* start *

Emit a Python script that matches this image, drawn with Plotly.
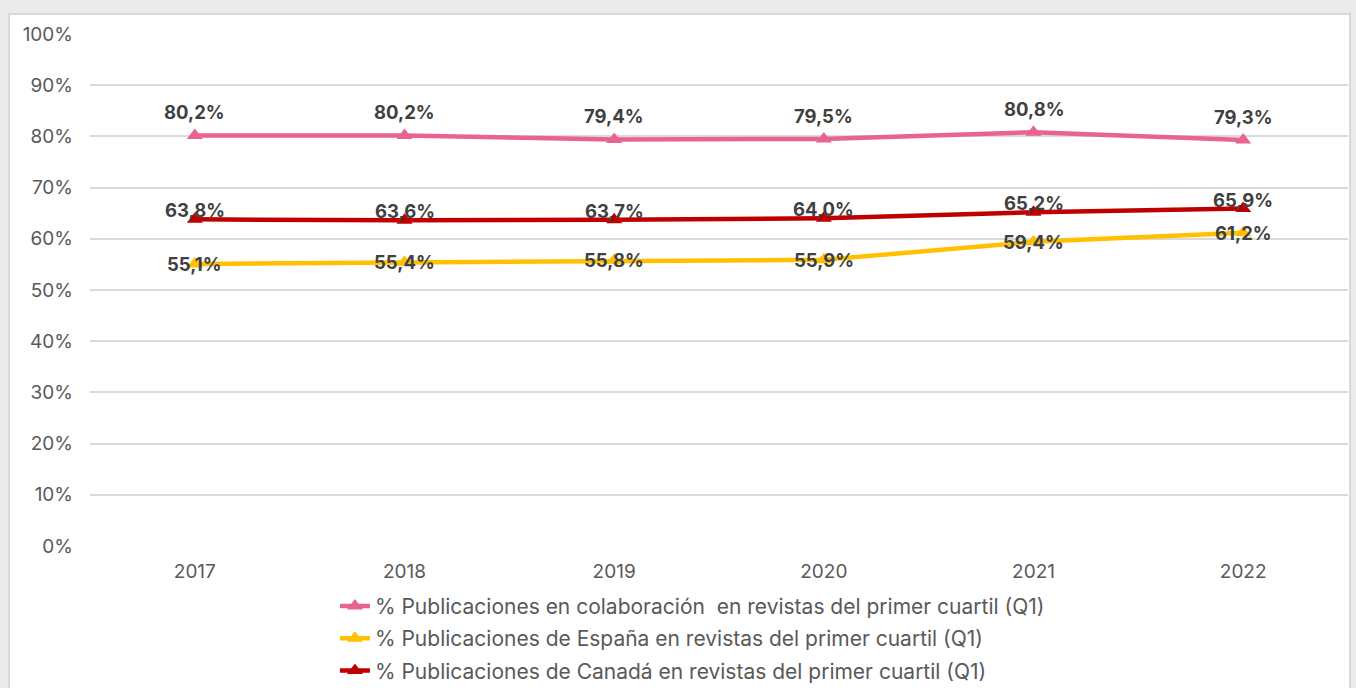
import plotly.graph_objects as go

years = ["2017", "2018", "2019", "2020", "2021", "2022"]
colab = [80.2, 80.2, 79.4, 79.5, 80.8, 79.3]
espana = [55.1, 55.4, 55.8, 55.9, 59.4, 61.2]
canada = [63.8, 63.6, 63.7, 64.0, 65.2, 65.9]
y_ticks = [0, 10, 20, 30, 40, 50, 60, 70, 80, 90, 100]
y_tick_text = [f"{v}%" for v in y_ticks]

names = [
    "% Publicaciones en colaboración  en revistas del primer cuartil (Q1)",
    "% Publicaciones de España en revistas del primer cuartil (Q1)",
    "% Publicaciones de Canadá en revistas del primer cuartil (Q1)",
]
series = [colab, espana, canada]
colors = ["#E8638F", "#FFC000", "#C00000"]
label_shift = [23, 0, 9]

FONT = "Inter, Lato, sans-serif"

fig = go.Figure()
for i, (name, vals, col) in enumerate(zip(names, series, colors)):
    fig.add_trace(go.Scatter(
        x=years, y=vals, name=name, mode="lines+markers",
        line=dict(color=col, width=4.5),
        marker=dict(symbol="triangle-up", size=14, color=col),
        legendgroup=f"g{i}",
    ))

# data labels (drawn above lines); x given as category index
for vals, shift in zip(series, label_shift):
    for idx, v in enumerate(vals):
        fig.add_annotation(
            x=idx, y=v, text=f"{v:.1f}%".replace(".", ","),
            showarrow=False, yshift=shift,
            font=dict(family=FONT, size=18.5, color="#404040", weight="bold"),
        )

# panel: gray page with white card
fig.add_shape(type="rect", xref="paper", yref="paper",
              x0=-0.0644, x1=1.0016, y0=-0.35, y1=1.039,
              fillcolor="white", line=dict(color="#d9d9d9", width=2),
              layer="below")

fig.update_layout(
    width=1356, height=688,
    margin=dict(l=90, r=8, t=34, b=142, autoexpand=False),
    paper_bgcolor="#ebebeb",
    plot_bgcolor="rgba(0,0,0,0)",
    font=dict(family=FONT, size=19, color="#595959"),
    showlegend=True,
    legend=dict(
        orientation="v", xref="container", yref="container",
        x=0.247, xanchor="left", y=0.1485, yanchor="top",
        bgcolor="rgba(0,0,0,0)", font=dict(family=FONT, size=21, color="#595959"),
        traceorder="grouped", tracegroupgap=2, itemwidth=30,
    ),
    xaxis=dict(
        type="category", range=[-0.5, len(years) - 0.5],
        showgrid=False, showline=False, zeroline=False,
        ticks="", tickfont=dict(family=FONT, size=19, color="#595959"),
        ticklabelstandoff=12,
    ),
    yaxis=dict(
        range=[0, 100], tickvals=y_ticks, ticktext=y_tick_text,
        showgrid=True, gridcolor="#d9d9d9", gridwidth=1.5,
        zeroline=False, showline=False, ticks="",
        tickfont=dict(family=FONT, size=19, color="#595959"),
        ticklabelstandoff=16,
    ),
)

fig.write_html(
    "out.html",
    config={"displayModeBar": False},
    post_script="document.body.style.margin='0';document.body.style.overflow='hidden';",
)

* end *

* EXERCISE: Omit the pictures, then output the rest of the listing exactly.

* TASK ANSWER:
Emit a Python script that matches this image, drawn with Plotly.
import plotly.graph_objects as go

years = ["2017", "2018", "2019", "2020", "2021", "2022"]
colab = [80.2, 80.2, 79.4, 79.5, 80.8, 79.3]
espana = [55.1, 55.4, 55.8, 55.9, 59.4, 61.2]
canada = [63.8, 63.6, 63.7, 64.0, 65.2, 65.9]
y_ticks = [0, 10, 20, 30, 40, 50, 60, 70, 80, 90, 100]
y_tick_text = [f"{v}%" for v in y_ticks]

names = [
    "% Publicaciones en colaboración  en revistas del primer cuartil (Q1)",
    "% Publicaciones de España en revistas del primer cuartil (Q1)",
    "% Publicaciones de Canadá en revistas del primer cuartil (Q1)",
]
series = [colab, espana, canada]
colors = ["#E8638F", "#FFC000", "#C00000"]
label_shift = [23, 0, 9]

FONT = "Inter, Lato, sans-serif"

fig = go.Figure()
for i, (name, vals, col) in enumerate(zip(names, series, colors)):
    fig.add_trace(go.Scatter(
        x=years, y=vals, name=name, mode="lines+markers",
        line=dict(color=col, width=4.5),
        marker=dict(symbol="triangle-up", size=14, color=col),
        legendgroup=f"g{i}",
    ))

# data labels (drawn above lines); x given as category index
for vals, shift in zip(series, label_shift):
    for idx, v in enumerate(vals):
        fig.add_annotation(
            x=idx, y=v, text=f"{v:.1f}%".replace(".", ","),
            showarrow=False, yshift=shift,
            font=dict(family=FONT, size=18.5, color="#404040", weight="bold"),
        )

# panel: gray page with white card
fig.add_shape(type="rect", xref="paper", yref="paper",
              x0=-0.0644, x1=1.0016, y0=-0.35, y1=1.039,
              fillcolor="white", line=dict(color="#d9d9d9", width=2),
              layer="below")

fig.update_layout(
    width=1356, height=688,
    margin=dict(l=90, r=8, t=34, b=142, autoexpand=False),
    paper_bgcolor="#ebebeb",
    plot_bgcolor="rgba(0,0,0,0)",
    font=dict(family=FONT, size=19, color="#595959"),
    showlegend=True,
    legend=dict(
        orientation="v", xref="container", yref="container",
        x=0.247, xanchor="left", y=0.1485, yanchor="top",
        bgcolor="rgba(0,0,0,0)", font=dict(family=FONT, size=21, color="#595959"),
        traceorder="grouped", tracegroupgap=2, itemwidth=30,
    ),
    xaxis=dict(
        type="category", range=[-0.5, len(years) - 0.5],
        showgrid=False, showline=False, zeroline=False,
        ticks="", tickfont=dict(family=FONT, size=19, color="#595959"),
        ticklabelstandoff=12,
    ),
    yaxis=dict(
        range=[0, 100], tickvals=y_ticks, ticktext=y_tick_text,
        showgrid=True, gridcolor="#d9d9d9", gridwidth=1.5,
        zeroline=False, showline=False, ticks="",
        tickfont=dict(family=FONT, size=19, color="#595959"),
        ticklabelstandoff=16,
    ),
)

fig.write_html(
    "out.html",
    config={"displayModeBar": False},
    post_script="document.body.style.margin='0';document.body.style.overflow='hidden';",
)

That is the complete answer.